I am reaching my hand to you in sisterhood and friendship. I am reaching for you. I am placing my hand out to pull you up and in when you want it. I will give you my hand when you decide you need it. I am and will be here. I want to reach deep inside you, and re-assure you, and let you know. I understand. It’s okay. I can’t say I’ve been where you are, but I’ve been some where near there. And it’s tiring. I know what it’s like to have a million answers to a thousand questions and not have the skill to solve the biggest mystery of them all. The key to personal happiness. And now, WHY? Why is this happening.....


And I know, the many answers doubled with questions silence your spirit and arrest your soul, creating restless night, after night, after knight, after knight. And after reaching for the answers to everyone's problems, your personal goals, him, him and him.. reaching toward the darkened solitude of your mind is the only thing you know. ‘cuz, right now, it feels like the only thing you have left. I can tell you it isn't. You know that already. You know it is not the solace you need. Yet it feels good. And I know it makes you believe that you are at peace. It’s simply ONE piece of the pieces of the puzzle that puzzles the peace most and keeps us one piece shy of solving the puzzle.


I’m perplexed. I’ve never been good at puzzles. I’ve never had the patience but I'm good at riddles, and I'm listening. I'm listening closely for the alliterate verse and the double meaning behind each of your words. Because I want to solve you. I want to solve your problems for you.

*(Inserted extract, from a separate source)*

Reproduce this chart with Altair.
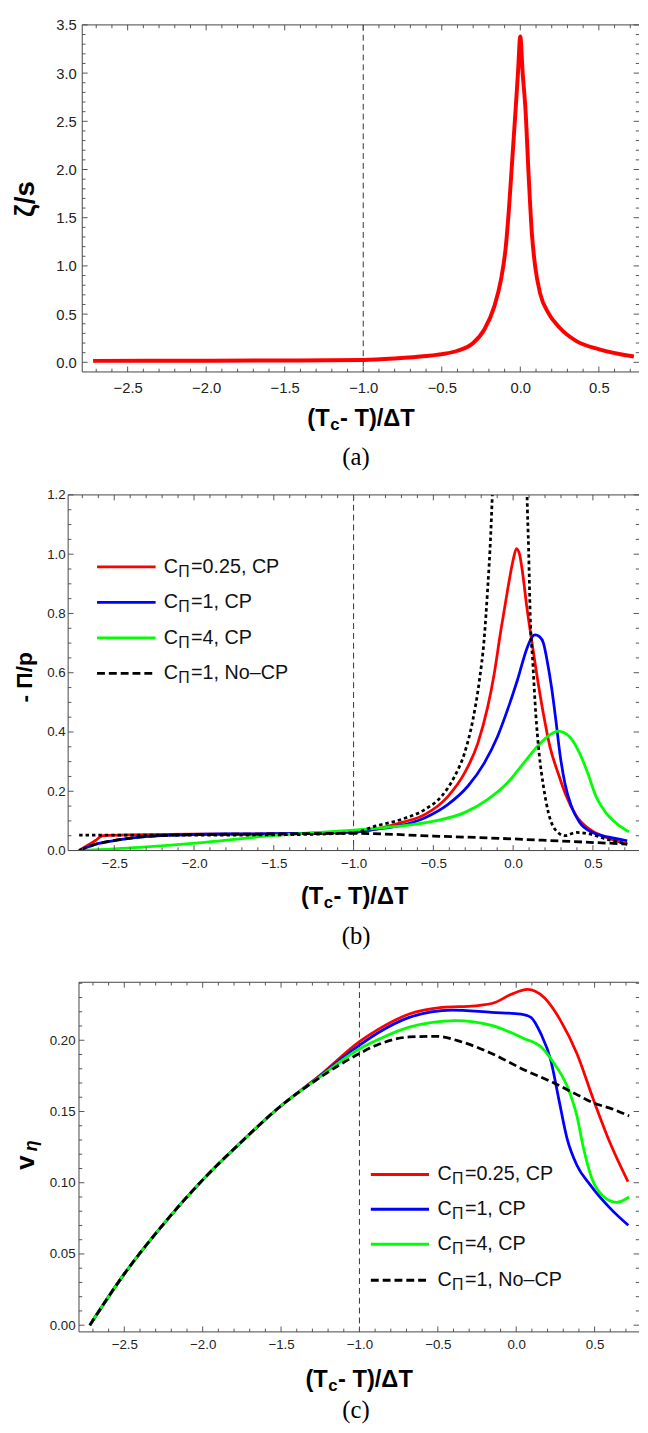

And I like to believe I've been a good friend and that I'm good with you. I’m quick on my feet and slick with the lips, so I always believed that if, and that’s a big IF, the time came and there was a problem I could find the right words, to snatch you from the person I believed wronged, hurt or tried to take you from me. My active imagination would have never allowed me to believe, that person, my arch nemesis would be, YOU. My words have failed me and you know I can’t fight.


So I am puzzled, I can't understand why I cannot say or hand you a piece of my peace to make you whole, again. Complete.


Can't completely understand why. Yet, I've lived long enought to stop asking why, and replace it with WHAT? What and who is going to gain from your sacrafice. Because despite what's going on with you, you've always GIVEN more than you TAKE!


And I want to, more than anything. I I want to do for you what you’ve always done for me. Make me feel better. Make me laugh. Make me see the other side. Make me not feel sorry for myself. Make me, me again. Or maybe it was the G.O.D. in you that always provided the guidance…. And now I’m afraid, that I am gifted with the intention but not the action. Intellectually I know that’s not the case, but in my heart, I can’t help but struggle with you through your struggle.I think that’s what friends do, at least the good ones. Not co-dependently, but you know.


And yes, I’m worried and sometimes I cry. Not so much that I don’t believe you can't or won’t find your way back, just so much that I don’t want you to forget. I don't want you to forget that "super" is a nickname and not your label. That nothing in this world can define you better than you! Just how wonderful and special you are. And that I want to be there for you like you’ve been there for me. And I want to sit in the darkness with you, hold your hand and tell you absolutely nothing but be there and listen to you breathe. To remind you that you don’t have to be alone. That you’re never alone.


And when you’re ready, we can pull away the covers, tie them upon our backs, open the blinds, and fly.. not toward the moon, but the heat of the sun.. because that what stars do... and you are my super....

2 comments:

Shelle said...

simply beautiful sis...your friend is very lucky to have you

Ebony Stewart said...

...and your neice loves the super in you and you too. My family.